DS: I’d like to end our conversation by discussing an issue that I don’t think receives the attention it should at the college level, and that’s teacher burnout. We hear a lot these days about “quiet quitting,” but I think for many of us dedicated to teaching composition students, that’s not really an option. For me, once that first set of essays comes in the job basically becomes seven days a week until after I’ve turned in my final grades. Our long vacations are a blessing, to be sure, but those weeks in the trenches reading and responding to student prose can be really draining, no matter how much we want to help our students become better writers. Any thoughts about how our colleagues deep into their careers, as well as those just beginning, can avoid becoming casualties of too much work?

JBH: I struggle with this at this stage in my career, especially when my current institution is going through some administrative changes that are challenging. When I focus on my students and the importance of human relationships, I am buoyed. Human relationships are important to me, and even though they can tire me, as an introvert, they are what ultimately bring me the most satisfaction in my job. I focus on getting to know my classes, to try to reach out and really connect to the humans who spend a semester with me. Specifically, I use grading conferences for essays where I read and grade papers in conversation with students. It has been a game-changer for me. It decreases the dreaded stack of papers to grade, and it helps me stay connected to my students as people.

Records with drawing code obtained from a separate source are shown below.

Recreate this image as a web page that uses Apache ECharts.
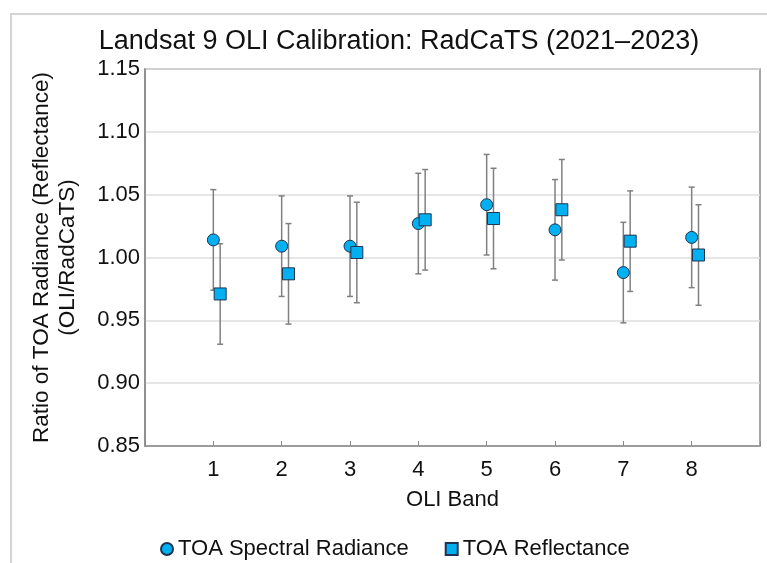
<!DOCTYPE html>
<html>
<head>
<meta charset="utf-8">
<script src="https://cdn.jsdelivr.net/npm/echarts@6/dist/echarts.min.js"></script>
<style>
html,body{margin:0;padding:0;background:#fff;}
#chart{width:767px;height:563px;}
</style>
</head>
<body>
<div id="chart"></div>
<script>
// ---- data ----
var bands = [1, 2, 3, 4, 5, 6, 7, 8];
var radiance = [1.014, 1.009, 1.009, 1.027, 1.042, 1.022, 0.988, 1.016];
var radianceErr = [0.040, 0.040, 0.040, 0.040, 0.040, 0.040, 0.040, 0.040];
var reflectance = [0.971, 0.987, 1.004, 1.030, 1.031, 1.038, 1.013, 1.002];
var reflectanceErr = [0.040, 0.040, 0.040, 0.040, 0.040, 0.040, 0.040, 0.040];
var yTicks = [0.85, 0.90, 0.95, 1.00, 1.05, 1.10, 1.15];
var seriesNames = ['TOA Spectral Radiance', 'TOA Reflectance'];

var SHIFT = 0.1; // horizontal offset of the reflectance markers
var FONT = 'Liberation Sans, Arial, sans-serif';
var FILL = '#00B0F0';
var EDGE = '#1F3450';
var ERR = '#808080';

var radPts = bands.map(function (b, i) { return [b, radiance[i]]; });
var refPts = bands.map(function (b, i) { return [b + SHIFT, reflectance[i]]; });
var radErrPts = bands.map(function (b, i) { return [b, radiance[i] - radianceErr[i], radiance[i] + radianceErr[i]]; });
var refErrPts = bands.map(function (b, i) { return [b + SHIFT, reflectance[i] - reflectanceErr[i], reflectance[i] + reflectanceErr[i]]; });

function errRender(params, api) {
  var x = api.value(0);
  var lo = api.coord([x, api.value(1)]);
  var hi = api.coord([x, api.value(2)]);
  var cap = 3;
  var st = { stroke: ERR, lineWidth: 1.5 };
  return {
    type: 'group',
    children: [
      { type: 'line', shape: { x1: hi[0], y1: hi[1], x2: lo[0], y2: lo[1] }, style: st },
      { type: 'line', shape: { x1: hi[0] - cap, y1: hi[1], x2: hi[0] + cap, y2: hi[1] }, style: st },
      { type: 'line', shape: { x1: lo[0] - cap, y1: lo[1], x2: lo[0] + cap, y2: lo[1] }, style: st }
    ]
  };
}

var chart = echarts.init(document.getElementById('chart'), null, { renderer: 'canvas' });
chart.setOption({
  backgroundColor: '#fff',
  animation: false,
  textStyle: { fontFamily: FONT },
  graphic: [{
    type: 'rect', silent: true, z: -10,
    shape: { x: 11, y: 14, width: 800, height: 600 },
    style: { fill: 'none', stroke: '#d4d4d4', lineWidth: 2 }
  }],
  title: {
    text: 'Landsat 9 OLI Calibration: RadCaTS (2021\u20132023)',
    left: 394, textAlign: 'center', top: 23,
    textStyle: { fontFamily: FONT, fontSize: 27, fontWeight: 'normal', color: '#111' }
  },
  legend: {
    data: [
      { name: seriesNames[0], icon: 'circle' },
      { name: seriesNames[1], icon: 'rect' }
    ],
    left: 155, top: 533,
    itemWidth: 12, itemHeight: 12, itemGap: 36,
    textStyle: { fontFamily: FONT, fontSize: 22, color: '#111' }
  },
  grid: {
    left: 145, right: 7, top: 69, bottom: 117,
    show: true, borderColor: '#8a8a8a', borderWidth: 1.5, backgroundColor: 'transparent'
  },
  xAxis: {
    type: 'value', min: 0, max: 9, interval: 1,
    name: 'OLI Band', nameLocation: 'middle', nameGap: 43,
    nameTextStyle: { fontFamily: FONT, fontSize: 22, color: '#111' },
    axisLine: { show: true, lineStyle: { color: '#8a8a8a', width: 1.5 } },
    axisTick: { show: true, inside: true, length: 5, lineStyle: { color: '#8a8a8a' } },
    axisLabel: {
      fontFamily: FONT, fontSize: 22, color: '#111', margin: 13,
      formatter: function (v) { return bands.indexOf(v) >= 0 ? String(v) : ''; }
    },
    splitLine: { show: false }
  },
  yAxis: {
    type: 'value', min: yTicks[0], max: yTicks[yTicks.length - 1], interval: 0.05,
    name: 'Ratio of TOA Radiance (Reflectance)\n(OLI/RadCaTS)',
    nameLocation: 'middle', nameGap: 64, nameRotate: 90,
    nameTextStyle: { fontFamily: FONT, fontSize: 22.5, color: '#111', lineHeight: 26 },
    axisLine: { show: true, lineStyle: { color: '#8a8a8a', width: 1.5 } },
    axisTick: { show: false },
    axisLabel: {
      fontFamily: FONT, fontSize: 22, color: '#111', margin: 5,
      formatter: function (v) { return v.toFixed(2); }
    },
    splitLine: { show: true, lineStyle: { color: '#dedede', width: 1.5 } }
  },
  series: [
    { type: 'custom', name: 'radErr', renderItem: errRender, data: radErrPts, z: 1,
      encode: { x: 0, y: [1, 2] }, silent: true },
    { type: 'custom', name: 'refErr', renderItem: errRender, data: refErrPts, z: 1,
      encode: { x: 0, y: [1, 2] }, silent: true },
    { type: 'scatter', name: seriesNames[0], data: radPts, symbol: 'circle', symbolSize: 12, z: 3,
      itemStyle: { color: FILL, borderColor: EDGE, borderWidth: 1, opacity: 1 } },
    { type: 'scatter', name: seriesNames[1], data: refPts, symbol: 'rect', symbolSize: 12, z: 4,
      itemStyle: { color: FILL, borderColor: EDGE, borderWidth: 1, opacity: 1 } }
  ]
});
</script>
</body>
</html>
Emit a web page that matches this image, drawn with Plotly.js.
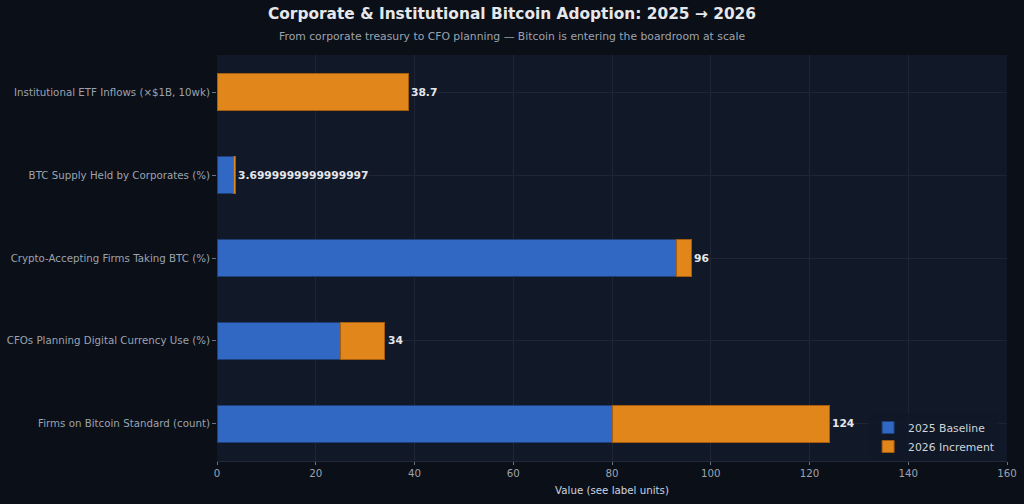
<!DOCTYPE html>
<html>
<head>
<meta charset="utf-8">
<script src="https://cdn.plot.ly/plotly-3.0.1.min.js"></script>
<style>
  html, body { margin: 0; padding: 0; background: #0b0f17; }
  #chart { width: 1024px; height: 504px; }
</style>
</head>
<body>
<div id="chart"></div>
<script>
// Metric names, bottom to top
const categories = [
  "Firms on Bitcoin Standard (count)",
  "CFOs Planning Digital Currency Use (%)",
  "Crypto-Accepting Firms Taking BTC (%)",
  "BTC Supply Held by Corporates (%)",
  "Institutional ETF Inflows (×$1B, 10wk)"
];
// 2025 starting level per metric
const baseline2025 = [80, 25, 93, 3.4, 0];
// Growth added on top in 2026
const increment2026 = [44, 9, 3, 0.3, 38.7];
const xTicks = [0, 20, 40, 60, 80, 100, 120, 140, 160];

const totals = baseline2025.map((b, i) => b + increment2026[i]);

const FONT = "DejaVu Sans, sans-serif";
const MARGIN = { l: 217, r: 17, t: 55, b: 43 };
const PLOT_W = 1024 - MARGIN.l - MARGIN.r;
const PLOT_H = 504 - MARGIN.t - MARGIN.b;

const traces = [
  {
    type: "bar",
    orientation: "h",
    name: "2025 Baseline",
    y: categories,
    x: baseline2025,
    width: 0.45,
    marker: { color: "#3068c4", line: { color: "#1e3f78", width: 1 } },
    hoverinfo: "skip"
  },
  {
    type: "bar",
    orientation: "h",
    name: "2026 Increment",
    y: categories,
    x: increment2026,
    width: 0.45,
    marker: { color: "#e0861a", line: { color: "#a35c10", width: 1 } },
    hoverinfo: "skip"
  }
];

// Total value written just past the end of each stacked bar
const totalLabels = totals.map((t, i) => ({
  x: t,
  y: categories[i],
  xref: "x",
  yref: "y",
  text: String(t),
  showarrow: false,
  xanchor: "left",
  yanchor: "middle",
  xshift: 1,
  font: { family: FONT, size: 10.7, color: "#e5e7eb", weight: "bold" }
}));

// Subtitle, centred on the page width, just below the main title
const subtitle = {
  text: "From corporate treasury to CFO planning — Bitcoin is entering the boardroom at scale",
  xref: "paper",
  yref: "paper",
  x: (512 - MARGIN.l) / PLOT_W,
  y: 1 + (MARGIN.t - 37) / PLOT_H,
  xanchor: "center",
  yanchor: "middle",
  showarrow: false,
  font: { family: FONT, size: 10.8, color: "#9ca3af" }
};

const layout = {
  width: 1024,
  height: 504,
  paper_bgcolor: "#0b0f17",
  plot_bgcolor: "#111827",
  font: { family: FONT, size: 10.25, color: "#9ca3af" },
  margin: MARGIN,
  barmode: "stack",
  showlegend: true,
  title: {
    text: "<b>Corporate & Institutional Bitcoin Adoption: 2025 → 2026</b>",
    font: { family: FONT, size: 15.4, color: "#e5e7eb" },
    x: 0.5,
    xanchor: "center",
    xref: "container",
    y: 1 - 14 / 504,
    yref: "container",
    yanchor: "middle"
  },
  xaxis: {
    range: [0, 160],
    tickvals: xTicks,
    ticktext: xTicks.map(String),
    showgrid: true,
    gridcolor: "#1e2636",
    zeroline: false,
    showline: true,
    linecolor: "#1f2937",
    ticks: "outside",
    ticklen: 3,
    tickcolor: "#6b7280",
    tickfont: { family: FONT, size: 10.25, color: "#9ca3af" },
    title: {
      text: "Value (see label units)",
      font: { family: FONT, size: 10.25, color: "#cbd5e1" },
      standoff: 8
    }
  },
  yaxis: {
    type: "category",
    range: [-0.45, 4.45],
    showgrid: true,
    gridcolor: "#1e2636",
    zeroline: false,
    showline: false,
    ticks: "outside",
    ticklen: 4,
    tickcolor: "#6b7280",
    tickfont: { family: FONT, size: 10.25, color: "#9ca3af" }
  },
  legend: {
    x: 0.99,
    xanchor: "right",
    y: 0.0,
    yanchor: "bottom",
    traceorder: "normal",
    bgcolor: "rgba(17,24,39,0.85)",
    borderwidth: 0,
    font: { family: FONT, size: 10.8, color: "#d1d5db" }
  },
  annotations: [subtitle].concat(totalLabels)
};

Plotly.newPlot("chart", traces, layout, { displayModeBar: false, staticPlot: true });
</script>
</body>
</html>
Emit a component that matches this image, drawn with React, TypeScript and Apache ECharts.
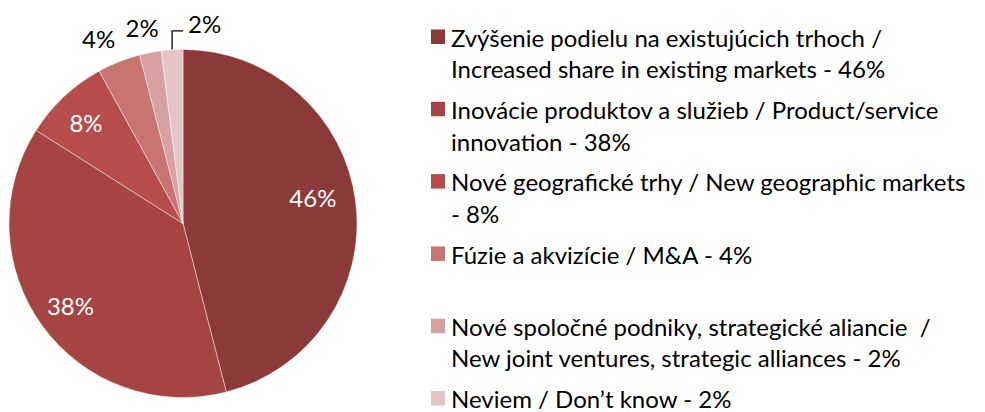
import React, { useEffect, useRef } from "react";
import * as echarts from "echarts";

const categories = [
  "Zvýšenie podielu na existujúcich trhoch /\nIncreased share in existing markets",
  "Inovácie produktov a služieb / Product/service\ninnovation",
  "Nové geografické trhy / New geographic markets\n",
  "Fúzie a akvizície / M&A",
  "Nové spoločné podniky, strategické aliancie  /\nNew joint ventures, strategic alliances",
  "Neviem / Don’t know",
];
const values = [46, 38, 8, 4, 2, 2];
const colors = ["#8B3A39", "#A54442", "#B64D4A", "#C87472", "#D6A1A0", "#E4C4C5"];

const FONT = "Lato";
const FS = 24;

export default function App() {
  const ref = useRef<HTMLDivElement>(null);
  useEffect(() => {
    document.body.style.margin = "0";
    const chart = echarts.init(ref.current!, null, { renderer: "svg" });
    const cx = 183;
    const cy = 223.5;
    const R = 174;

    const innerNudge: Record<number, [number, number]> = { 0: [-18, -7], 1: [8, -6], 2: [5, 8] };
    const outerNudge: Record<number, [number, number]> = { 3: [-10, 3], 4: [-3, 2] };

    const legendText = (i: number) => {
      const c = categories[i];
      return c.endsWith("\n") ? `${c}- ${values[i]}%` : `${c} - ${values[i]}%`;
    };

    const legendStep = 72.3;
    const legendElems: any[] = [];
    categories.forEach((_, i) => {
      legendElems.push({
        type: "rect",
        shape: { x: 431, y: 29.5 + i * legendStep, width: 14, height: 14.5 },
        style: { fill: colors[i] },
      });
      legendElems.push({
        type: "text",
        x: 451,
        y: 21.5 + i * legendStep,
        style: {
          text: legendText(i),
          fill: "#000",
          fontFamily: FONT,
          fontSize: FS,
          lineHeight: 31.5,
          verticalAlign: "top",
          align: "left",
        },
      });
    });

    const data = values.map((v, i) => ({ name: categories[i], value: v, itemStyle: { color: colors[i] } }));

    chart.setOption({
      animation: false,
      series: [
        {
          type: "pie",
          center: [cx, cy],
          radius: [0, R],
          startAngle: 90,
          clockwise: true,
          silent: true,
          itemStyle: { borderColor: "rgba(255,255,255,0.55)", borderWidth: 0.8 },
          data: values.map((v, i) => ({
            name: categories[i],
            value: v,
            itemStyle: { color: colors[i] },
            label: { show: i === values.length - 1 },
            labelLine: { show: i === values.length - 1 },
          })),
          label: {
            position: "outside",
            formatter: "{c}%",
            color: "#000",
            fontFamily: FONT,
            fontSize: FS,
          },
          labelLine: { lineStyle: { color: "#000", width: 1.3 }, length: 10, length2: 10 },
          labelLayout: (p: any) => {
            if (p.dataIndex !== values.length - 1 || !p.labelLinePoints) return {};
            const sx = p.labelLinePoints[0][0];
            const sy = p.labelLinePoints[0][1];
            return {
              x: sx + 16,
              y: sy - 26,
              align: "left",
              verticalAlign: "middle",
              labelLinePoints: [
                [sx, sy],
                [sx, sy - 19],
                [sx + 11, sy - 19],
              ],
            };
          },
        },
        {
          type: "pie",
          center: [cx, cy],
          radius: [R - 56, R],
          startAngle: 90,
          clockwise: true,
          silent: true,
          itemStyle: { color: "transparent", borderWidth: 0 },
          labelLine: { show: false },
          data: data.map((d, i) => ({
            name: d.name,
            value: d.value,
            itemStyle: { color: "transparent" },
            label: { show: i in innerNudge, offset: innerNudge[i] || [0, 0] },
          })),
          label: {
            position: "inside",
            formatter: "{c}%",
            color: "#fff",
            fontFamily: FONT,
            fontSize: FS,
          },
        },
        {
          type: "pie",
          center: [cx, cy],
          radius: [R + 12, R + 38],
          startAngle: 90,
          clockwise: true,
          silent: true,
          itemStyle: { color: "transparent", borderWidth: 0 },
          labelLine: { show: false },
          data: data.map((d, i) => ({
            name: d.name,
            value: d.value,
            itemStyle: { color: "transparent" },
            label: { show: i in outerNudge, offset: outerNudge[i] || [0, 0] },
          })),
          label: {
            position: "inside",
            formatter: "{c}%",
            color: "#000",
            fontFamily: FONT,
            fontSize: FS,
          },
        },
      ],
      graphic: legendElems,
    });
    return () => chart.dispose();
  }, []);
  return <div ref={ref} style={{ width: 985, height: 412 }} />;
}
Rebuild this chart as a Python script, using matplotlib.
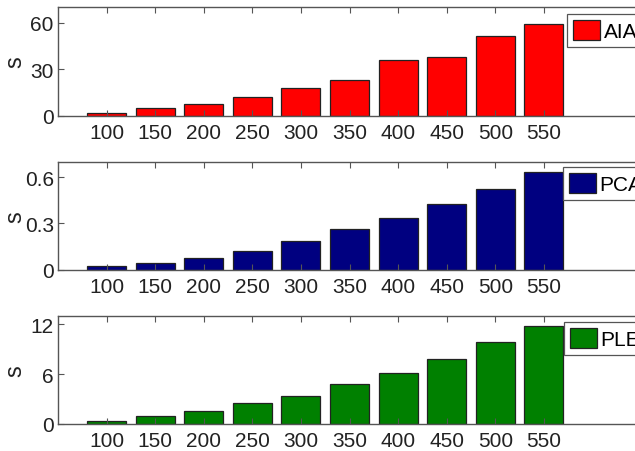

MBH: I can totally relate, David, and I bet a lot of other writing faculty can as well. One thing I’d recommend is cultivating some things outside of the job. For me, one of those major things I did was really dive into the larger scholarly community. Heading off to conferences or working with colleagues at other institutions on ALP not only gave me great ideas, but it buoyed me up. It’s just good to know that other people are in similar situations, in those same trenches. Another thing I did–and I know you share this, David–is lean into other passions that have nothing to do with the classroom, which for me is music. I’ve played live music in various bands for my whole career, and whether it was being in an official band, just jamming, or even going to see live shows, that helped me interact with lots of other people who were outside of education and just kept me fresh. I’m the kind of person who needs lots of different things to be going on–I don’t do too well if I focus too hard on any one thing. (I’m jealous of people who can really dig into one area and be happy for their entire lives!)

DS: Well, it’s been an enlightening conversation. Thanks to both of you!

MBH: It’s been really fun for us as well, David. Thank you so much for asking us to be a part of this conversation! And good luck with the book!